June 23, 2016
Born-again Christian loses religious discrimination appeal
A born-again Christian who pressured a Muslim colleague to convert has lost an appeal against her employer for religious discrimination.
Ms Wasteney, who made the claim against East London NHS Foundation Trust, was disciplined after allegedly offering to pray for her junior colleague, giving her a book about a Muslim woman converting to Christianity, and repeatedly inviting the colleague to Church events.
When she received a final written warning, Ms Wasteney brought the case on the grounds of indirect religious discrimination and harassment.
‘Divine intervention’ – Tribunal dismisses appeal
Ms Wasteney’s case hinged on an interpretation of article 9 of the European Convention on Human Rights, which provides the right to ‘freedom of thought, conscience and religion’ and freedom to manifest religious beliefs.

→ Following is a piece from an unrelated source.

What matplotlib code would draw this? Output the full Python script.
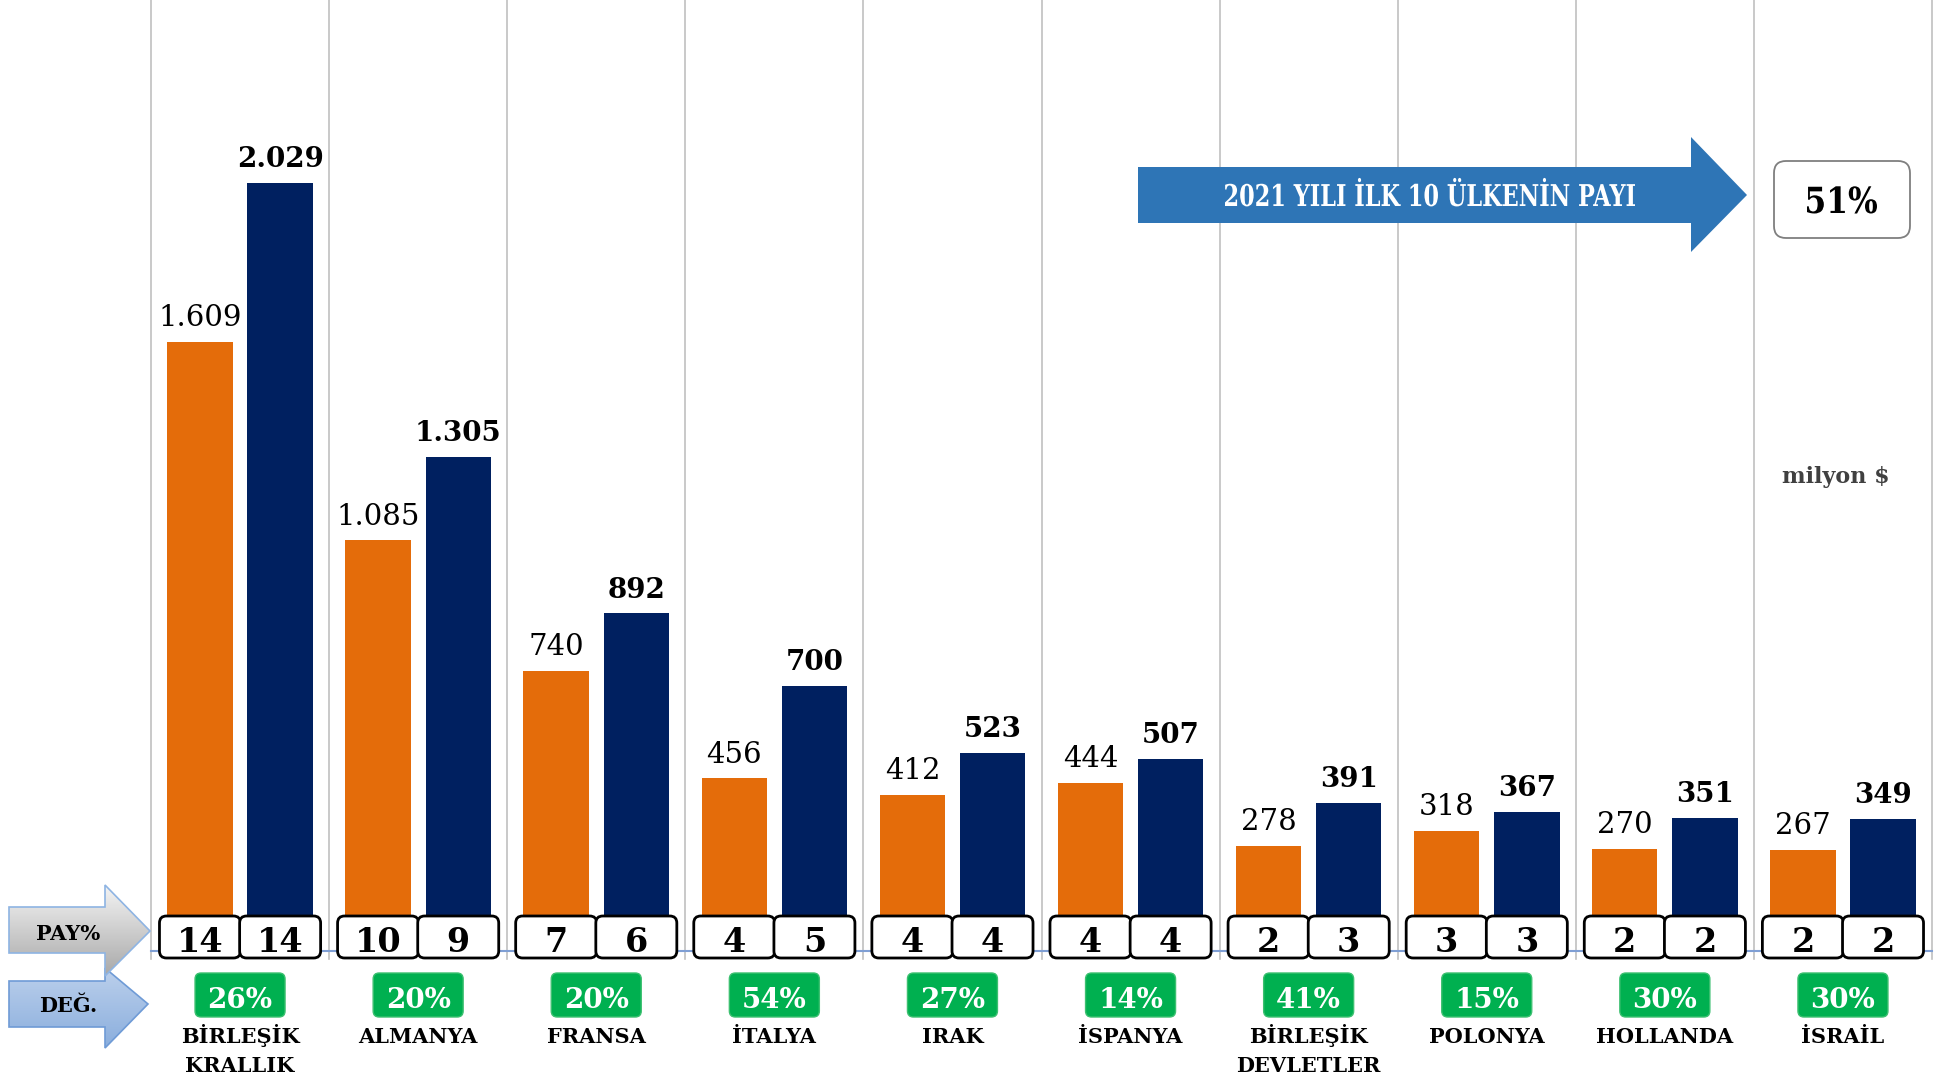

The Tribunal rejected her claim because she had over-extended her freedom to manifest
religious beliefs, saying:
“Ms Wasteney was not disciplined because of her religion, but because her actions blurred professional boundaries and placed an improper pressure on a junior employee.“
On reflection for employers
The Tribunal drew this key distinction from case law when summing up, giving employers clear guidance on how to deal with similar issues:
It is unlawful discrimination for an employer to discipline an employee for simply manifesting a religious belief
An employer is within its rights to take disciplinary action against an employee for improperly manifesting a religious belief
It is the manner, the place and/or the person to whom something is done, not the content (religious or otherwise) of what is being communicated.
The content could have been about something far less controversial, for example football, music or another pastime (of course, these are perhaps less likely to offend if foisted on someone) but the rationale remains the same.